## [GOAL]
Write out exactly, please, every line from the beginning of the entries to the line holding "import numpy as np", and no pictures.

[Records with drawing code]
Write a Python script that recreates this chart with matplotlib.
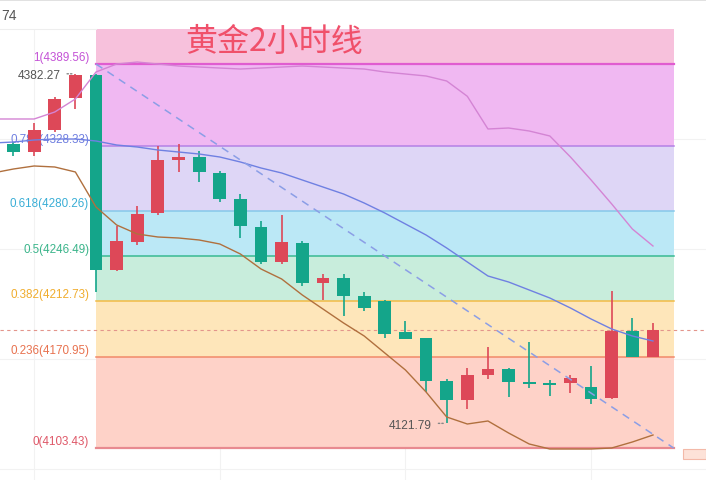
import matplotlib
matplotlib.use('Agg')
import matplotlib.pyplot as plt
from matplotlib.patches import Rectangle
import numpy as np

# 黄金 2小时 K线 + 斐波那契回撤
opens = [4330.00, 4324.00, 4340.39, 4364.24, 4381.50, 4236.07, 4256.93, 4278.54,
         4318.03, 4320.27, 4308.35, 4288.97, 4268.11, 4242.03, 4256.19, 4226.38,
         4230.11, 4216.69, 4212.97, 4189.87, 4185.40, 4153.36, 4139.20, 4157.83,
         4162.30, 4152.61, 4151.12, 4151.87, 4148.88, 4140.69, 4190.61, 4171.24]
highs = [4331.45, 4345.61, 4364.98, 4382.27, 4382.27, 4268.86, 4283.76, 4328.47,
         4329.96, 4324.74, 4309.84, 4292.70, 4272.58, 4277.05, 4257.68, 4233.09,
         4233.09, 4219.67, 4213.71, 4198.07, 4185.40, 4154.85, 4163.04, 4178.69,
         4163.04, 4182.42, 4154.10, 4157.83, 4164.53, 4220.42, 4200.30, 4196.58]
lows = [4321.02, 4321.02, 4339.00, 4356.04, 4219.67, 4235.32, 4254.70, 4277.05,
        4309.10, 4301.64, 4286.74, 4259.91, 4240.54, 4240.54, 4224.15, 4213.71,
        4201.79, 4205.52, 4185.40, 4184.65, 4145.16, 4121.79, 4132.49, 4154.85,
        4141.43, 4148.14, 4142.18, 4144.41, 4136.22, 4139.94, 4171.24, 4171.24]
closes = [4324.00, 4340.39, 4363.49, 4381.50, 4236.07, 4257.68, 4277.80, 4318.03,
          4320.27, 4309.10, 4288.97, 4268.86, 4242.03, 4256.93, 4226.38, 4230.11,
          4216.69, 4207.75, 4188.38, 4184.65, 4153.36, 4139.20, 4157.83, 4162.30,
          4152.61, 4151.12, 4150.38, 4155.59, 4139.94, 4190.61, 4171.24, 4191.36]

# 均线 (从前一根K线开始)
ma_pink = [4348.59, 4348.59, 4348.59, 4353.80, 4363.49, 4383.61, 4389.56, 4391.05,
           4389.56, 4388.06, 4387.32, 4386.57, 4385.83, 4386.57, 4387.32, 4388.06,
           4387.32, 4386.57, 4385.83, 4383.61, 4382.12, 4380.63, 4376.90, 4365.50,
           4341.14, 4341.88, 4339.65, 4335.92, 4320.27, 4303.13, 4285.25, 4266.62,
           4253.95]
ma_blue = [4330.70, 4331.45, 4332.94, 4333.68, 4333.68, 4332.19, 4329.21, 4327.72,
           4325.49, 4323.99, 4322.50, 4320.27, 4316.54, 4312.07, 4308.35, 4303.13,
           4297.92, 4292.70, 4285.99, 4278.54, 4270.35, 4262.15, 4252.46, 4242.03,
           4231.60, 4227.13, 4221.17, 4215.20, 4207.75, 4199.55, 4192.10, 4186.89,
           4183.16]
ma_brown = [4308.35, 4311.33, 4313.57, 4312.82, 4309.10, 4283.01, 4269.60, 4262.89,
            4260.66, 4259.91, 4258.42, 4255.44, 4247.99, 4236.81, 4229.36, 4217.44,
            4207.01, 4196.58, 4186.89, 4174.22, 4161.55, 4145.16, 4126.53, 4121.31,
            4123.55, 4114.61, 4106.41, 4102.68, 4102.68, 4102.68, 4103.43, 4107.90,
            4113.12]

fib_ratios = [1, 0.786, 0.618, 0.5, 0.382, 0.236, 0]
fib_prices = [4389.56, 4328.33, 4280.26, 4246.49, 4212.73, 4170.95, 4103.43]
fib_top = 4415.65
fib_start, fib_end = 4, 32
band_colors = ['#f7c1dc', '#f0b8f2', '#ded6f6', '#bbe8f6', '#c8eddc', '#fee6ba', '#fed2c8']
line_colors = ['#e05cd0', '#b480e6', '#86c8ea', '#38ba92', '#f2bb45', '#f28a6a', '#e88a90']
label_colors = ['#c452d6', '#6f7fe0', '#3aaed6', '#3bb58b', '#f0ad2e', '#e8724f', '#df5868']
grid_prices = [4087.78, 4169.75, 4251.72, 4333.68]
grid_idx = [1, 10, 19, 28]

up_color = '#dd4858'
down_color = '#14a58a'

fig = plt.figure(figsize=(7.06, 4.81), dpi=100)
fig.patch.set_facecolor('white')
ax = fig.add_axes([0, 0, 1, 451 / 481])
ax.set_xlim(-0.654, 33.57)
ax.set_ylim(4079.58, fib_top)
ax.axis('off')

for g in grid_prices:
    ax.axhline(g, color='#f2f2f2', lw=0.8, zorder=0)
for g in grid_idx:
    ax.axvline(g, color='#f2f2f2', lw=0.8, zorder=0)

# 斐波那契区域
bounds = [fib_top] + fib_prices
for k in range(len(band_colors)):
    ax.fill_between([fib_start, fib_end], bounds[k + 1], bounds[k],
                    color=band_colors[k], lw=0, zorder=1)
for k, (r, p) in enumerate(zip(fib_ratios, fib_prices)):
    lw = 1.6 if r in (1, 0) else 1.1
    ax.plot([fib_start, fib_end], [p, p], color=line_colors[k], lw=lw, zorder=2)
    ax.annotate(f'{r}({p:.2f})', xy=(fib_start, p), xytext=(-5, 1),
                textcoords='offset points', ha='right', va='bottom',
                fontsize=8.4, family='Liberation Sans', color=label_colors[k], zorder=2)

ax.plot([fib_start, fib_end], [fib_prices[0], fib_prices[-1]], color='#8b9ee6',
        lw=1.1, dashes=(5, 4), zorder=6)

# 当前价虚线
ax.axhline(closes[-1], color='#e3958c', lw=0.8, dashes=(3, 3), zorder=2)

# K线
x = np.arange(len(opens))
for i in x:
    o, h, l, c = opens[i], highs[i], lows[i], closes[i]
    col = up_color if c >= o else down_color
    ax.vlines(i, l, h, color=col, lw=1.2, zorder=3)
    ax.bar(i, max(abs(c - o), 1.5), bottom=min(o, c), width=0.62, color=col, zorder=4)

xm = np.arange(-1, len(opens))
ax.plot(xm, ma_pink, color='#d484d4', lw=1.0, zorder=5)
ax.plot(xm, ma_blue, color='#6f80e2', lw=1.0, zorder=5)
ax.plot(xm, ma_brown, color='#b0703e', lw=1.0, zorder=5)

# 最高/最低价标注
hi_i = int(np.argmax(highs[:4]))
lo_i = int(np.argmin(lows))
for idx, val in [(hi_i, highs[hi_i]), (lo_i, lows[lo_i])]:
    ax.annotate(f'{val:.2f}', xy=(idx, val), xytext=(-10.5, -1), textcoords='offset points',
                ha='right', va='center', fontsize=8.6, family='Liberation Sans',
                color='#555555', zorder=7)
    ax.annotate('', xy=(idx, val), xytext=(-8, 0), textcoords='offset points',
                arrowprops=dict(arrowstyle='-', color='#888888', lw=1.0,
                                linestyle=(0, (1, 1.5))), zorder=7)

# 顶部工具栏
fig.add_artist(plt.Line2D([0, 1], [1 - 1 / 481, 1 - 1 / 481], color='#dcdcdc', lw=1.2))
fig.add_artist(plt.Line2D([0, 96 / 706], [1 - 30 / 481, 1 - 30 / 481], color='#eeeeee', lw=0.8))
fig.text(1 / 706, 1 - 16 / 481, '74', fontsize=10, color='#555555', va='center',
         family='Liberation Sans')

fig.text(185 / 706, 1 - 42 / 481, '黄金2小时线', fontsize=23, color='#f0506a',
         va='center', ha='left', family=['Noto Sans CJK SC', 'DejaVu Sans'])

fig.add_artist(Rectangle((683 / 706, 1 - 460 / 481), 23 / 706, 10 / 481,
                         facecolor='#fde2d8', edgecolor='#f3b9a8', lw=0.8))

fig.savefig('out.png', dpi=100)
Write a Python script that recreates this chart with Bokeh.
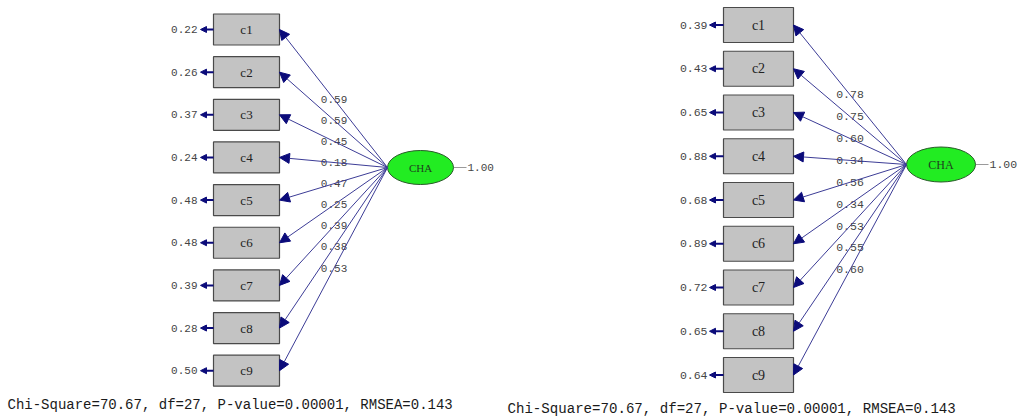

## [EXERCISE SOLUTION]
Write a Python script that recreates this chart with matplotlib.
import matplotlib
matplotlib.use('Agg')
import matplotlib.pyplot as plt
from matplotlib.patches import Rectangle
import numpy as np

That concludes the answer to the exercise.